Even once riot police had cleared off most of the rioters, and the refugees were taken to safety, neo-Nazis returned and set fire to a neighbouring hostel housing around 150 Vietnamese workers.

Although they managed to escape without serious injury, the long weekend in Lichtenhagen in 1992, soon after German reunification, seemed to show a deep-rooted and widespread racism in the east and became known as the shame of new Germany.

President Joachim Gauck, a Rostock native, was there at the weekend, and called for resistance to racism.

"We are not going to give in to our fear of the extreme right; we will not allow that,” he told Saturday’s Ostsee Zeitung newspaper.

The president said the demonstration was taking place "to show that we in Germany really do have a culture of defending against extremism and that we want that to remain the case."

Organisers said up to 6,000 people had showed up to the event, marching through the city to the “Sunflower House” – site of the original riots.

Under the motto “20 years after the pogroms - the problem is racism”, they wanted to highlight the spread of racism to mainstream society and media, as well as calling for changes to the asylum laws.

“We are also here to remember those who at the time did not call the fire brigade,” one speaker said, referring to the lack of action from residents at the time.

They also mounted a memorial plaque at the city hall.

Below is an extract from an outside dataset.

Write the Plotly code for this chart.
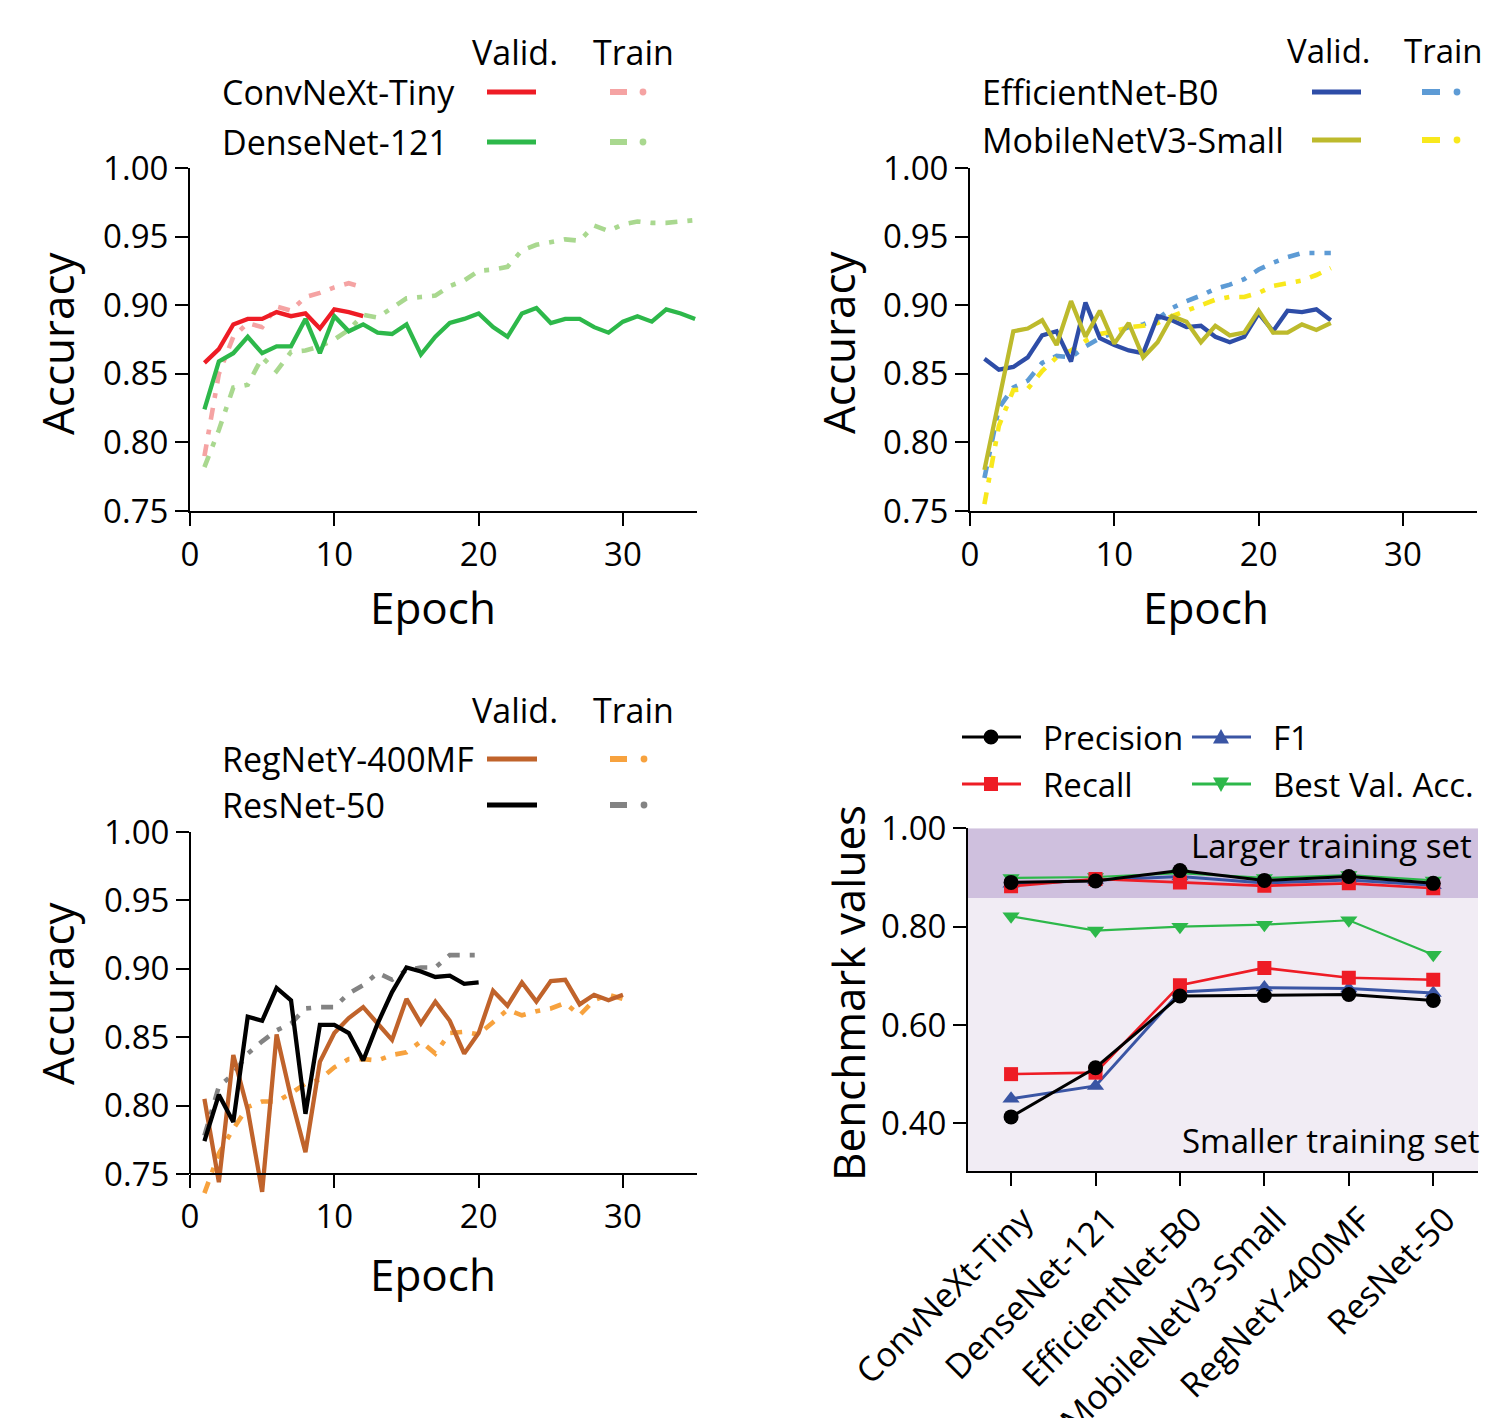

It was a replica of one that a French-German-Jewish group led by Nazi hunter and former challenger for the presidency to Gauck, Beate Klarsfeld had taken to the city hall shortly after the riot in 1992. The original group was detained and the plaque was removed and subsequently lost.

Further events were planned for Sunday.

The anniversary also prompted further calls for the banning of neo-Nazi party the NPD - although a previous attempt failed because too many of the top party functionaries turned out to be in the pay of the authorities, contaminating their evidence.